DIRECTIONS FOR THIS TASK
Take the lines from the head of the listing through the one bearing "import matplotlib.pyplot as plt" and copy them exactly, leaving every picture out.

Start DATASET ENTRIES

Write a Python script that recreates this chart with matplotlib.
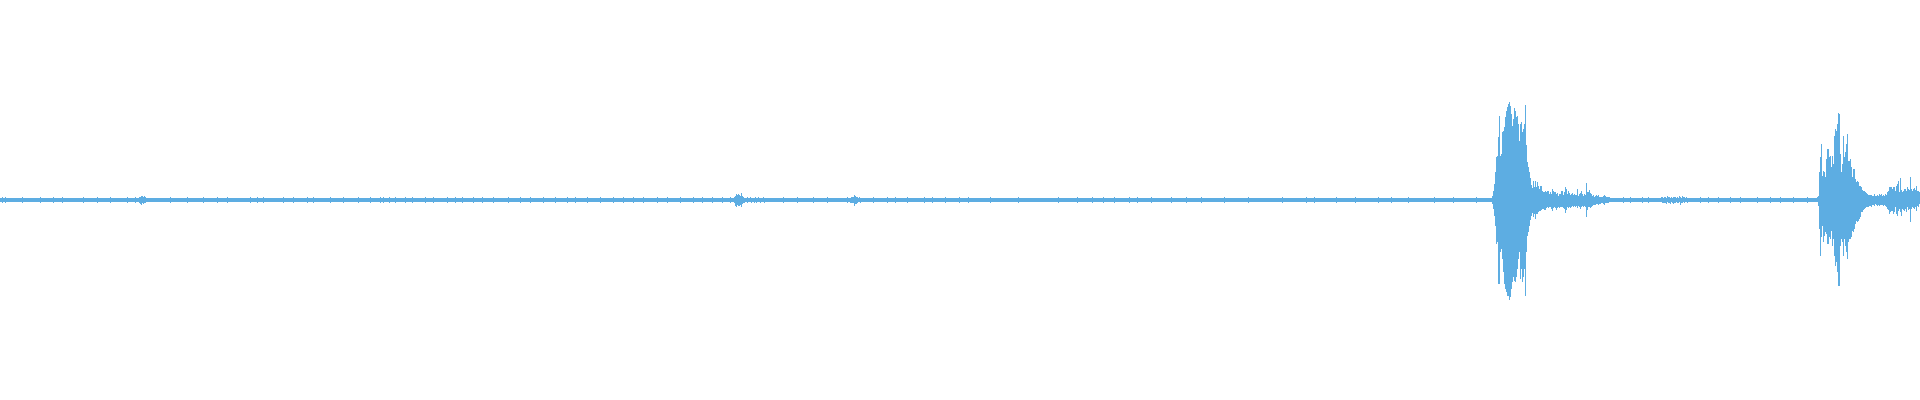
import numpy as np
import matplotlib
matplotlib.use("Agg")
import matplotlib.pyplot as plt

# waveform envelope, one value per sample column
# amplitudes are in display units where full scale is +/-200

n_samples = 1920
quiet_level = 1.8
tick_level = 2.8

# small one-sample ticks along the quiet baseline
quiet_ticks = [2, 5, 22, 40, 53, 62, 83, 97, 110, 127, 135, 157, 170, 187, 203,
               217, 227, 250, 257, 263, 283, 293, 307, 313, 330, 343, 358, 370,
               380, 383, 389, 395, 405, 412, 425, 433, 447, 455, 462, 473, 482,
               493, 508, 520, 530, 543, 555, 567, 575, 587, 600, 613, 623, 633,
               643, 657, 667, 680, 693, 702, 712, 722, 730, 783, 797, 813, 827,
               847, 873, 887, 895, 907, 924, 932, 945, 959, 968, 990, 1018, 1058,
               1077, 1092, 1103, 1114, 1129, 1137, 1151, 1171, 1186, 1201, 1224,
               1248, 1282, 1306, 1314, 1336, 1355, 1378, 1391, 1408, 1434, 1453,
               1476, 1623, 1630, 1642, 1648, 1663, 1670, 1673, 1677, 1700, 1708,
               1718, 1730, 1740, 1757, 1770, 1780, 1793, 1807]

# little clicks in the quiet part
click1_start = 139
click1_hi = [2.6, 3.4, 4.3, 3.6, 2.8, 3.8, 2.6, 2.4, 2.2, 2.3, 2.0, 2.3, 2.2,
             2.0, 2.3, 2.2, 2.0, 2.3, 2.2, 2.0, 2.2]
click1_lo = [2.8, 4.0, 4.7, 3.2, 4.2, 3.0, 2.8, 2.3, 2.4, 2.2, 2.3, 2.0, 2.4,
             2.2, 2.0, 2.3, 2.4, 2.0, 2.2, 2.3, 2.0]

click2_start = 734
click2_hi = [2.6, 4.3, 6.0, 5.3, 6.0, 4.7, 3.7, 7.0, 4.0, 2.7, 2.0, 2.3, 2.2,
             2.6, 2.0, 2.4, 3.3, 2.2, 2.0, 2.4, 2.2, 3.0, 2.0, 2.3, 2.6, 2.0,
             2.2, 2.4, 2.0, 3.2, 2.2, 2.0, 2.4, 2.2, 2.0, 2.0]
click2_lo = [3.0, 5.7, 6.7, 5.0, 5.7, 6.0, 4.7, 7.3, 4.0, 3.3, 2.7, 2.4, 2.2,
             2.8, 2.4, 2.2, 2.0, 3.3, 2.4, 2.2, 2.6, 2.0, 3.3, 2.2, 2.4, 2.0,
             2.6, 2.2, 2.0, 2.4, 3.0, 2.2, 2.0, 2.4, 2.0, 2.0]

click3_start = 850
click3_hi = [2.4, 2.8, 3.2, 2.6, 5.3, 3.6, 2.7, 2.7, 2.2, 2.6, 2.0, 2.4]
click3_lo = [2.6, 3.0, 3.4, 3.0, 5.7, 4.0, 4.0, 2.6, 2.4, 2.0, 2.6, 2.2]

click4_start = 1660
click4_hi = [2.2, 2.6, 3.0, 2.4, 3.4, 2.6, 2.2, 3.6, 2.8, 3.2, 2.4, 3.0, 2.2,
             2.8, 3.4, 2.6, 2.2, 3.0, 2.4, 3.8, 2.6, 2.2, 4.5, 2.6, 3.0, 2.2,
             2.6, 2.0, 2.4, 2.2]
click4_lo = [2.4, 2.2, 2.8, 3.4, 2.6, 3.0, 4.0, 2.4, 3.2, 2.6, 3.6, 2.4, 3.0,
             4.2, 2.6, 3.0, 2.4, 3.4, 2.8, 2.4, 4.8, 2.6, 3.2, 2.4, 2.8, 2.4,
             2.2, 2.6, 2.0, 2.2]

# first event
burst1_start = 1485
burst1_hi = [1.7, 1.7, 1.7, 2.3, 1.7, 1.7, 2.3, 4.3, 9.3, 16,
             27.7, 42.7, 44.3, 62.7, 83.7, 44.3, 46, 67.7, 69.3, 72.7,
             82.7, 89.3, 92.7, 96, 98.3, 94.3, 86, 74.3, 81, 91.7,
             89.3, 82.7, 84.3, 76, 59.3, 76, 77.7, 67.7, 71, 76,
             95, 55, 38, 33, 28, 22, 15, 12, 19, 13]
burst1_lo = [1.7, 1.7, 1.7, 2.3, 1.7, 1.7, 2.3, 4, 9, 15.7,
             25.7, 44, 42.3, 84, 84, 52.3, 49, 59, 72.3, 84,
             89, 92.3, 95.7, 95.7, 99.7, 97.3, 89, 82.3, 77.3, 80.7,
             82.3, 77.3, 69, 59, 52.3, 79, 69, 82.3, 77.3, 69,
             95.7, 52, 36, 32, 26, 20, 16, 13, 17, 14]

# decay after the first event
tail1_start = 1535
tail1_hi = [19.5, 12.8, 17.8, 14.5, 11.2, 14.5, 14.5, 9.5, 7.8, 7.8,
            9.5, 7.8, 9.5, 9.5, 6.2, 7.8, 6.2, 11.2, 9.5, 7.8,
            7.8, 6.2, 6.8, 4.5, 6.2, 6.2, 8.8, 9.5, 5.5, 7.8,
            12.8, 11.2, 6.2, 8.8, 6.8, 5.5, 6.2, 6.8, 5.5, 6.2,
            5.5, 5.5, 11.2, 4.5, 6.2, 6.8, 8.8, 6.2, 4.5, 6.2,
            5.5, 16.8, 7.8, 7.8, 10.2, 6.8, 6.2, 4.5, 5.5, 3.5,
            4.5, 5.5, 4.5, 5.5, 3.5, 3.5, 2.8, 2.8, 4.5, 5.5,
            4.5, 3.5, 3.5, 2.8, 2.8, 2.2]
tail1_lo = [18.8, 13.8, 13.8, 12.2, 10.5, 10.5, 9.8, 8.8, 8.8, 9.8,
            9.8, 7.8, 7.2, 7.8, 6.5, 7.2, 8.8, 10.5, 7.8, 7.2,
            7.8, 9.8, 7.8, 6.5, 7.8, 7.2, 6.5, 7.2, 7.8, 8.8,
            13.2, 9.8, 6.5, 7.8, 6.5, 7.8, 6.5, 5.5, 6.5, 5.5,
            6.5, 5.5, 7.8, 5.5, 6.5, 8.8, 6.5, 5.5, 6.5, 5.5,
            6.5, 17.2, 9.8, 7.2, 6.5, 7.8, 6.5, 5.5, 4.5, 4.5,
            5.2, 3.8, 3.8, 4.5, 3.8, 3.8, 3.2, 3.2, 3.8, 4.5,
            3.2, 3.2, 2.5, 2.5, 2.2, 2.2]

# second event, running off the right edge
burst2_start = 1810
burst2_hi = [1.8, 1.8, 1.8, 1.8, 1.8, 1.8, 2.2, 2.8, 4.5, 27.8,
             42.8, 56.2, 24.5, 29.5, 27.8, 22.8, 41.2, 51.2, 51.2, 42.8,
             44.5, 32.8, 44.5, 36.2, 64.5, 71.2, 69.5, 76.2, 87.2, 86.2,
             46.2, 27.8, 36.2, 64.5, 42.8, 47.8, 56.2, 66.2, 39.5, 39.5,
             41.2, 32.8, 22.8, 31.2, 31.2, 21.2, 17.8, 19.5, 17.8, 14.5,
             14.5, 12.8, 10.2, 8.8, 9.5, 7.8, 6.8, 6.2, 5.5, 5.5,
             4.8, 5.5, 4.5, 4.5, 6.2, 4.5, 4.5, 5.5, 4.5, 6.2,
             5.5, 6.2, 4.5, 5.5, 4.5, 6.2, 5.5, 7.8, 8.8, 12.8,
             13.5, 13.5, 11.2, 13.5, 13.5, 9.5, 14.5, 16.2, 19.5, 7.8,
             22.2, 10.2, 7.8, 9.5, 11.2, 11.2, 9.5, 12.8, 11.2, 10.2,
             22.8, 11.2, 9.5, 11.2, 12.2, 10.2, 14.5, 9.5, 9.5, 7.8]
burst2_lo = [1.8, 1.8, 1.8, 1.8, 1.8, 1.8, 2.2, 2.2, 5.5, 28.8,
             55.5, 37.2, 25.5, 42.2, 35.5, 32.2, 33.8, 43.8, 43.8, 37.2,
             38.8, 30.5, 45.5, 38.8, 55.5, 65.5, 62.2, 72.2, 85.5, 85.5,
             45.5, 38.8, 42.2, 55.5, 38.8, 45.5, 52.2, 58.8, 42.2, 38.8,
             38.8, 37.2, 30.5, 32.2, 28.8, 23.8, 20.5, 22.2, 20.5, 18.8,
             17.2, 12.2, 12.2, 9.8, 8.8, 7.8, 7.2, 6.5, 6.5, 5.5,
             5.5, 6.5, 5.2, 4.5, 5.5, 3.8, 4.5, 5.5, 4.5, 5.5,
             4.5, 5.2, 4.5, 5.5, 4.5, 5.5, 6.5, 8.8, 9.8, 13.8,
             12.2, 10.5, 11.2, 13.8, 12.2, 7.2, 13.8, 15.5, 10.5, 8.8,
             12.2, 15.5, 8.8, 9.8, 10.5, 8.8, 12.2, 7.2, 9.8, 8.8,
             22.2, 8.8, 6.5, 7.8, 8.8, 7.2, 10.5, 5.5, 7.2, 3.8]

# assemble the per-column envelope
hi = np.full(n_samples, quiet_level)
lo = np.full(n_samples, quiet_level)
hi[quiet_ticks] = tick_level
lo[quiet_ticks] = tick_level
pieces = [(click1_start, click1_hi, click1_lo),
          (click2_start, click2_hi, click2_lo),
          (click3_start, click3_hi, click3_lo),
          (click4_start, click4_hi, click4_lo),
          (burst1_start, burst1_hi, burst1_lo),
          (tail1_start, tail1_hi, tail1_lo),
          (burst2_start, burst2_hi, burst2_lo)]
for start, up, down in pieces:
    hi[start:start + len(up)] = up
    lo[start:start + len(down)] = down

samples = np.arange(n_samples)

fig = plt.figure(figsize=(19.2, 4), dpi=100)
ax = fig.add_axes([0, 0, 1, 1])
ax.bar(samples, hi + lo, bottom=-lo, width=1.0, align="edge",
       color="#5DADE2", linewidth=0)
ax.set_xlim(0, n_samples)
ax.set_ylim(-200, 200)
ax.axis("off")

fig.savefig("out.png", dpi=100, facecolor="white")
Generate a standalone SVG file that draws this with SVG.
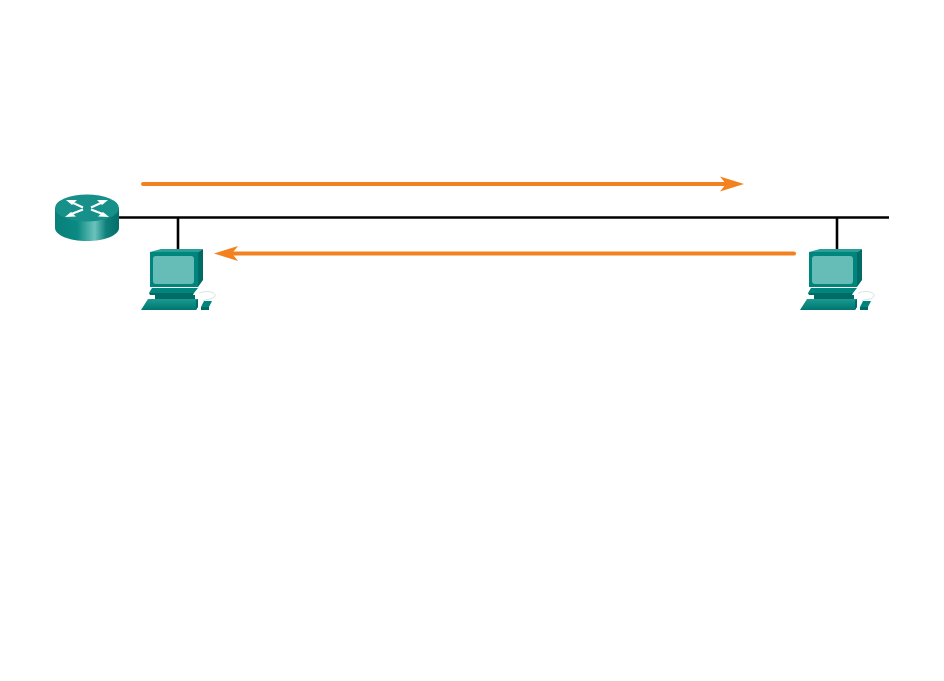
<svg xmlns="http://www.w3.org/2000/svg" xmlns:xlink="http://www.w3.org/1999/xlink" width="944" height="681" viewBox="0 0 944 681">
<style>
.wire{stroke:#000;stroke-width:2.6;fill:none}
.flow{stroke:#f48120;stroke-width:4;fill:none;stroke-linecap:round}
.head{fill:#f48120}
.cab{fill:#00857c}
.dk{fill:#006b66}
.lt{fill:#2a9f97}
.scr{fill:#66bdb8}
.x{stroke:#fff;stroke-width:2;fill:none}
.xh{fill:#fff}
</style>
<defs>
<linearGradient id="cyl" x1="0" x2="1" y1="0" y2="0">
<stop offset="0" stop-color="#0a7f79"/>
<stop offset="0.35" stop-color="#0a8a83"/>
<stop offset="0.62" stop-color="#6cc2bc"/>
<stop offset="0.8" stop-color="#0d8079"/>
<stop offset="1" stop-color="#056e69"/>
</linearGradient>
<linearGradient id="keys" x1="0" x2="0" y1="0" y2="1">
<stop offset="0" stop-color="#1a9a91"/>
<stop offset="1" stop-color="#00766f"/>
</linearGradient>
<g id="pc">
<path class="lt" d="M1 3 L12 0 H54 L49 3Z"/>
<path class="dk" d="M49 3 L54 0 V31 L49 38Z"/>
<path class="cab" d="M1 3 H49 V38 H1Z"/>
<rect class="scr" x="4" y="7" width="41" height="28" rx="3"/>
<path class="cab" d="M3 39 H49 L45 44 H0 Z"/>
<path class="dk" d="M0 44 H45 L44 46 H1Z"/>
<path class="dk" d="M6 46 H46 V50 H6Z"/>
<path d="M-1 50 H49 V57 L47 61 H-8Z" fill="url(#keys)"/>
<path class="dk" d="M47 52 L49 50 V58 L47 61Z"/>
<path class="cab" d="M55 52 H63 L60 58 H52Z"/>
<path class="dk" d="M52 58 H60 V61 H52Z"/>
<path d="M50 44 C58 41 67 43 66 47 C65 51 55 50 54 52" fill="none" stroke="#c5dedc" stroke-width=".8"/>
</g>
</defs>
<rect width="944" height="681" fill="#fff"/>
<g id="connectors">
<path class="wire" d="M116 217.500 H889"/>
<path class="wire" d="M178 217 V249"/>
<path class="wire" d="M837 217 V249"/>
<path class="flow" d="M143 184 H730"/>
<path class="head" d="M720 176.500 L744 184 L720 191.500 L726 184Z"/>
<path class="flow" d="M794 253.500 H226"/>
<path class="head" d="M238 246 L214 253.500 L238 261 L232 253.500Z"/>
</g>
<g id="router">
<path d="M55 208 V228 C55 235 69 241 87 241 C105 241 119 235 119 228 V208Z" fill="url(#cyl)"/>
<ellipse cx="87" cy="208" rx="32" ry="13.500" fill="#17908a"/>
<path class="x" d="M71 202 L83 207.500"/>
<path class="x" d="M103 202 L91 207.500"/>
<path class="x" d="M70 214.500 L83 209.500"/>
<path class="x" d="M104 214.500 L91 209.500"/>
<path class="xh" d="M66 200 L77 200 L72 205Z"/>
<path class="xh" d="M108 200 L97 200 L102 205Z"/>
<path class="xh" d="M65 217 L76 216.500 L71 212Z"/>
<path class="xh" d="M109 217 L98 216.500 L103 212Z"/>
</g>
<g id="pc-left"><use xlink:href="#pc" href="#pc" x="149" y="249"/></g>
<g id="pc-right"><use xlink:href="#pc" href="#pc" x="808" y="249"/></g>
</svg>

End DATASET ENTRIES

SOLUTION
Write a Python script that recreates this chart with matplotlib.
import numpy as np
import matplotlib
matplotlib.use("Agg")
import matplotlib.pyplot as plt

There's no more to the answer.